___ Information supplied

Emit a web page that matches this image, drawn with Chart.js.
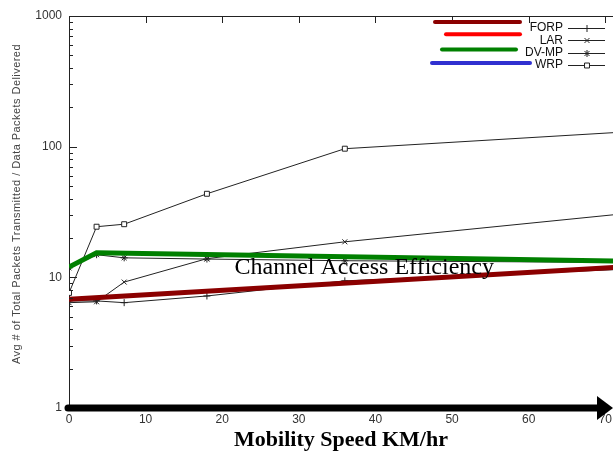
<!DOCTYPE html>
<html>
<head>
<meta charset="utf-8">
<script src="https://cdn.jsdelivr.net/npm/chart.js@4.4.0/dist/chart.umd.min.js"></script>
<style>
  html, body { margin:0; padding:0; background:#fff; }
  canvas { display:block; }
</style>
</head>
<body>
<canvas id="chart" width="613" height="459"></canvas>
<script>
// gnuplot series (black), mobility speed in km/hr
const speeds = [0, 3.6, 7.2, 18, 36, 72];
const forp = [6.6, 6.6, 6.4, 7.2, 9.4, 11.5];
const lar = [6.4, 6.5, 9.2, 13.9, 18.7, 30.5];
const dvmp = [11.8, 14.9, 14.1, 13.8, 13.4, 13.0];
const wrp = [7.6, 24.4, 25.5, 43.6, 96.5, 129];

// coloured lines drawn over the plot
const forpLineX = [0, 72];
const forpLineY = [6.8, 12.0];
const dvmpLineX = [0, 3.6, 72];
const dvmpLineY = [12.0, 15.4, 13.3];

const seriesNames = ['FORP', 'LAR', 'DV-MP', 'WRP'];
const seriesMarks = ['cross', 'crossRot', 'star', 'rect'];
const overlayColors = ['#8b0000', '#ff0000', '#008000', '#3030d0'];

const xTicks = [0, 10, 20, 30, 40, 50, 60, 70];
const yTicks = [1, 10, 100, 1000];
const note = 'Channel Access Efficiency';
const yTitle = 'Avg # of Total Packets Transmitted / Data Packets Delivered';

const ink = '#222';
const pts = (xs, ys) => xs.map((x, i) => ({x: x, y: ys[i]}));

// legend overlay strokes: [start, end, dy] relative to plot right / label row
const overlaySpan = [[-178, -93, -6], [-167, -93, -6], [-171, -97, -3], [-181, -83, -2]];

const gnuplotBits = {
  id: 'gnuplotBits',
  afterDatasetsDraw(chart) {
    const {ctx, chartArea: a, scales: {x, y}} = chart;
    ctx.save();
    ctx.strokeStyle = ink;
    ctx.lineWidth = 1;

    // top border + inward ticks
    ctx.beginPath();
    ctx.moveTo(a.left, a.top + 0.5);
    ctx.lineTo(a.right, a.top + 0.5);
    xTicks.forEach(v => {
      const px = Math.round(x.getPixelForValue(v)) + 0.5;
      ctx.moveTo(px, a.top);
      ctx.lineTo(px, a.top + 7);
    });
    for (let d = 0; d < 3; d++) {
      for (let m = 1; m < 10; m++) {
        const py = Math.round(y.getPixelForValue(m * Math.pow(10, d))) + 0.5;
        ctx.moveTo(a.left, py);
        ctx.lineTo(a.left + (m === 1 ? 8 : 4), py);
      }
    }
    const pTop = Math.round(y.getPixelForValue(1000)) + 0.5;
    ctx.moveTo(a.left, pTop);
    ctx.lineTo(a.left + 8, pTop);
    ctx.stroke();

    // y axis title (spaced out like the postscript original)
    ctx.save();
    ctx.translate(17, (a.top + a.bottom) / 2 - 8);
    ctx.rotate(-Math.PI / 2);
    ctx.fillStyle = '#444';
    ctx.font = '11px "Liberation Sans"';
    ctx.letterSpacing = '0.45px';
    ctx.textAlign = 'center';
    ctx.textBaseline = 'middle';
    ctx.fillText(yTitle, 0, 0);
    ctx.restore();

    // note in the plot
    ctx.fillStyle = '#000';
    ctx.font = '24px "Liberation Serif"';
    ctx.textAlign = 'left';
    ctx.textBaseline = 'middle';
    ctx.fillText(note, x.getPixelForValue(21.6), y.getPixelForValue(11.8));

    // legend
    const labRight = a.right - 50;
    seriesNames.forEach((name, i) => {
      const ty = a.top + 12 + i * 12.3;
      const ly = Math.round(ty) + 0.5;
      ctx.fillStyle = '#111';
      ctx.font = '12px "Liberation Sans"';
      ctx.textAlign = 'right';
      ctx.textBaseline = 'middle';
      ctx.fillText(name, labRight, ty);
      ctx.strokeStyle = ink;
      ctx.lineWidth = 1;
      ctx.beginPath();
      ctx.moveTo(labRight + 5, ly);
      ctx.lineTo(labRight + 42, ly);
      ctx.stroke();
      ctx.fillStyle = '#fff';
      Chart.helpers.drawPoint(ctx, {pointStyle: seriesMarks[i], radius: 3.5, borderWidth: 1, rotation: 0},
        labRight + 24, ly);
      const [s, e, dy] = overlaySpan[i];
      ctx.strokeStyle = overlayColors[i];
      ctx.lineWidth = 4;
      ctx.lineCap = 'round';
      ctx.beginPath();
      ctx.moveTo(a.right + s, ty + dy);
      ctx.lineTo(a.right + e, ty + dy);
      ctx.stroke();
      ctx.lineCap = 'butt';
    });

    // thick arrow along the x axis
    const yb = a.bottom;
    ctx.strokeStyle = '#000';
    ctx.fillStyle = '#000';
    ctx.lineWidth = 7;
    ctx.lineCap = 'round';
    ctx.beginPath();
    ctx.moveTo(a.left - 1, yb);
    ctx.lineTo(a.right - 12, yb);
    ctx.stroke();
    ctx.beginPath();
    ctx.moveTo(a.right, yb);
    ctx.lineTo(a.right - 16, yb - 12);
    ctx.lineTo(a.right - 16, yb + 12);
    ctx.closePath();
    ctx.fill();
    ctx.restore();
  }
};

const black = (data, mark) => ({
  data: pts(speeds, data),
  borderColor: ink,
  borderWidth: 1,
  pointStyle: mark,
  pointRadius: 3.5,
  pointBorderColor: ink,
  pointBackgroundColor: '#fff',
  pointBorderWidth: 1
});

new Chart(document.getElementById('chart'), {
  type: 'line',
  data: {
    datasets: [
      {data: pts(forpLineX, forpLineY), borderColor: '#8b0000', borderWidth: 5, pointRadius: 0},
      {data: pts(dvmpLineX, dvmpLineY), borderColor: '#008000', borderWidth: 5, pointRadius: 0},
      black(forp, seriesMarks[0]),
      black(lar, seriesMarks[1]),
      black(dvmp, seriesMarks[2]),
      black(wrp, seriesMarks[3])
    ]
  },
  options: {
    responsive: false,
    animation: false,
    devicePixelRatio: 1,
    layout: {autoPadding: false, padding: {top: 16, right: 0, left: 0, bottom: 0}},
    plugins: {legend: {display: false}, tooltip: {enabled: false}},
    scales: {
      x: {
        type: 'linear', min: 0, max: 71,
        grid: {display: false, drawTicks: false},
        border: {display: false},
        afterBuildTicks: s => { s.ticks = xTicks.map(v => ({value: v})); },
        afterFit: s => { s.height = 51; s.paddingRight = 0; s.paddingLeft = 0; },
        ticks: {padding: 4, autoSkip: false, maxRotation: 0, color: '#333',
                font: {family: 'Liberation Sans', size: 12}},
        title: {display: true, text: 'Mobility Speed KM/hr', color: '#000',
                font: {family: 'Liberation Serif', size: 22, weight: 'bold'},
                padding: {top: 0, bottom: 5}}
      },
      y: {
        type: 'logarithmic', min: 1, max: 1000,
        grid: {display: false, drawTicks: false},
        border: {display: true, color: ink, width: 1},
        afterBuildTicks: s => { s.ticks = yTicks.map(v => ({value: v})); },
        afterFit: s => { s.width = 69; },
        ticks: {padding: 7, autoSkip: false, color: '#333', callback: v => String(v),
                font: {family: 'Liberation Sans', size: 12}}
      }
    }
  },
  plugins: [gnuplotBits]
});
</script>
</body>
</html>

______

__Job__
Copy out all of the data word for word. Do not carry over any picture.

__Answer to this task__
Emit a web page that matches this image, drawn with Chart.js.
<!DOCTYPE html>
<html>
<head>
<meta charset="utf-8">
<script src="https://cdn.jsdelivr.net/npm/chart.js@4.4.0/dist/chart.umd.min.js"></script>
<style>
  html, body { margin:0; padding:0; background:#fff; }
  canvas { display:block; }
</style>
</head>
<body>
<canvas id="chart" width="613" height="459"></canvas>
<script>
// gnuplot series (black), mobility speed in km/hr
const speeds = [0, 3.6, 7.2, 18, 36, 72];
const forp = [6.6, 6.6, 6.4, 7.2, 9.4, 11.5];
const lar = [6.4, 6.5, 9.2, 13.9, 18.7, 30.5];
const dvmp = [11.8, 14.9, 14.1, 13.8, 13.4, 13.0];
const wrp = [7.6, 24.4, 25.5, 43.6, 96.5, 129];

// coloured lines drawn over the plot
const forpLineX = [0, 72];
const forpLineY = [6.8, 12.0];
const dvmpLineX = [0, 3.6, 72];
const dvmpLineY = [12.0, 15.4, 13.3];

const seriesNames = ['FORP', 'LAR', 'DV-MP', 'WRP'];
const seriesMarks = ['cross', 'crossRot', 'star', 'rect'];
const overlayColors = ['#8b0000', '#ff0000', '#008000', '#3030d0'];

const xTicks = [0, 10, 20, 30, 40, 50, 60, 70];
const yTicks = [1, 10, 100, 1000];
const note = 'Channel Access Efficiency';
const yTitle = 'Avg # of Total Packets Transmitted / Data Packets Delivered';

const ink = '#222';
const pts = (xs, ys) => xs.map((x, i) => ({x: x, y: ys[i]}));

// legend overlay strokes: [start, end, dy] relative to plot right / label row
const overlaySpan = [[-178, -93, -6], [-167, -93, -6], [-171, -97, -3], [-181, -83, -2]];

const gnuplotBits = {
  id: 'gnuplotBits',
  afterDatasetsDraw(chart) {
    const {ctx, chartArea: a, scales: {x, y}} = chart;
    ctx.save();
    ctx.strokeStyle = ink;
    ctx.lineWidth = 1;

    // top border + inward ticks
    ctx.beginPath();
    ctx.moveTo(a.left, a.top + 0.5);
    ctx.lineTo(a.right, a.top + 0.5);
    xTicks.forEach(v => {
      const px = Math.round(x.getPixelForValue(v)) + 0.5;
      ctx.moveTo(px, a.top);
      ctx.lineTo(px, a.top + 7);
    });
    for (let d = 0; d < 3; d++) {
      for (let m = 1; m < 10; m++) {
        const py = Math.round(y.getPixelForValue(m * Math.pow(10, d))) + 0.5;
        ctx.moveTo(a.left, py);
        ctx.lineTo(a.left + (m === 1 ? 8 : 4), py);
      }
    }
    const pTop = Math.round(y.getPixelForValue(1000)) + 0.5;
    ctx.moveTo(a.left, pTop);
    ctx.lineTo(a.left + 8, pTop);
    ctx.stroke();

    // y axis title (spaced out like the postscript original)
    ctx.save();
    ctx.translate(17, (a.top + a.bottom) / 2 - 8);
    ctx.rotate(-Math.PI / 2);
    ctx.fillStyle = '#444';
    ctx.font = '11px "Liberation Sans"';
    ctx.letterSpacing = '0.45px';
    ctx.textAlign = 'center';
    ctx.textBaseline = 'middle';
    ctx.fillText(yTitle, 0, 0);
    ctx.restore();

    // note in the plot
    ctx.fillStyle = '#000';
    ctx.font = '24px "Liberation Serif"';
    ctx.textAlign = 'left';
    ctx.textBaseline = 'middle';
    ctx.fillText(note, x.getPixelForValue(21.6), y.getPixelForValue(11.8));

    // legend
    const labRight = a.right - 50;
    seriesNames.forEach((name, i) => {
      const ty = a.top + 12 + i * 12.3;
      const ly = Math.round(ty) + 0.5;
      ctx.fillStyle = '#111';
      ctx.font = '12px "Liberation Sans"';
      ctx.textAlign = 'right';
      ctx.textBaseline = 'middle';
      ctx.fillText(name, labRight, ty);
      ctx.strokeStyle = ink;
      ctx.lineWidth = 1;
      ctx.beginPath();
      ctx.moveTo(labRight + 5, ly);
      ctx.lineTo(labRight + 42, ly);
      ctx.stroke();
      ctx.fillStyle = '#fff';
      Chart.helpers.drawPoint(ctx, {pointStyle: seriesMarks[i], radius: 3.5, borderWidth: 1, rotation: 0},
        labRight + 24, ly);
      const [s, e, dy] = overlaySpan[i];
      ctx.strokeStyle = overlayColors[i];
      ctx.lineWidth = 4;
      ctx.lineCap = 'round';
      ctx.beginPath();
      ctx.moveTo(a.right + s, ty + dy);
      ctx.lineTo(a.right + e, ty + dy);
      ctx.stroke();
      ctx.lineCap = 'butt';
    });

    // thick arrow along the x axis
    const yb = a.bottom;
    ctx.strokeStyle = '#000';
    ctx.fillStyle = '#000';
    ctx.lineWidth = 7;
    ctx.lineCap = 'round';
    ctx.beginPath();
    ctx.moveTo(a.left - 1, yb);
    ctx.lineTo(a.right - 12, yb);
    ctx.stroke();
    ctx.beginPath();
    ctx.moveTo(a.right, yb);
    ctx.lineTo(a.right - 16, yb - 12);
    ctx.lineTo(a.right - 16, yb + 12);
    ctx.closePath();
    ctx.fill();
    ctx.restore();
  }
};

const black = (data, mark) => ({
  data: pts(speeds, data),
  borderColor: ink,
  borderWidth: 1,
  pointStyle: mark,
  pointRadius: 3.5,
  pointBorderColor: ink,
  pointBackgroundColor: '#fff',
  pointBorderWidth: 1
});

new Chart(document.getElementById('chart'), {
  type: 'line',
  data: {
    datasets: [
      {data: pts(forpLineX, forpLineY), borderColor: '#8b0000', borderWidth: 5, pointRadius: 0},
      {data: pts(dvmpLineX, dvmpLineY), borderColor: '#008000', borderWidth: 5, pointRadius: 0},
      black(forp, seriesMarks[0]),
      black(lar, seriesMarks[1]),
      black(dvmp, seriesMarks[2]),
      black(wrp, seriesMarks[3])
    ]
  },
  options: {
    responsive: false,
    animation: false,
    devicePixelRatio: 1,
    layout: {autoPadding: false, padding: {top: 16, right: 0, left: 0, bottom: 0}},
    plugins: {legend: {display: false}, tooltip: {enabled: false}},
    scales: {
      x: {
        type: 'linear', min: 0, max: 71,
        grid: {display: false, drawTicks: false},
        border: {display: false},
        afterBuildTicks: s => { s.ticks = xTicks.map(v => ({value: v})); },
        afterFit: s => { s.height = 51; s.paddingRight = 0; s.paddingLeft = 0; },
        ticks: {padding: 4, autoSkip: false, maxRotation: 0, color: '#333',
                font: {family: 'Liberation Sans', size: 12}},
        title: {display: true, text: 'Mobility Speed KM/hr', color: '#000',
                font: {family: 'Liberation Serif', size: 22, weight: 'bold'},
                padding: {top: 0, bottom: 5}}
      },
      y: {
        type: 'logarithmic', min: 1, max: 1000,
        grid: {display: false, drawTicks: false},
        border: {display: true, color: ink, width: 1},
        afterBuildTicks: s => { s.ticks = yTicks.map(v => ({value: v})); },
        afterFit: s => { s.width = 69; },
        ticks: {padding: 7, autoSkip: false, color: '#333', callback: v => String(v),
                font: {family: 'Liberation Sans', size: 12}}
      }
    }
  },
  plugins: [gnuplotBits]
});
</script>
</body>
</html>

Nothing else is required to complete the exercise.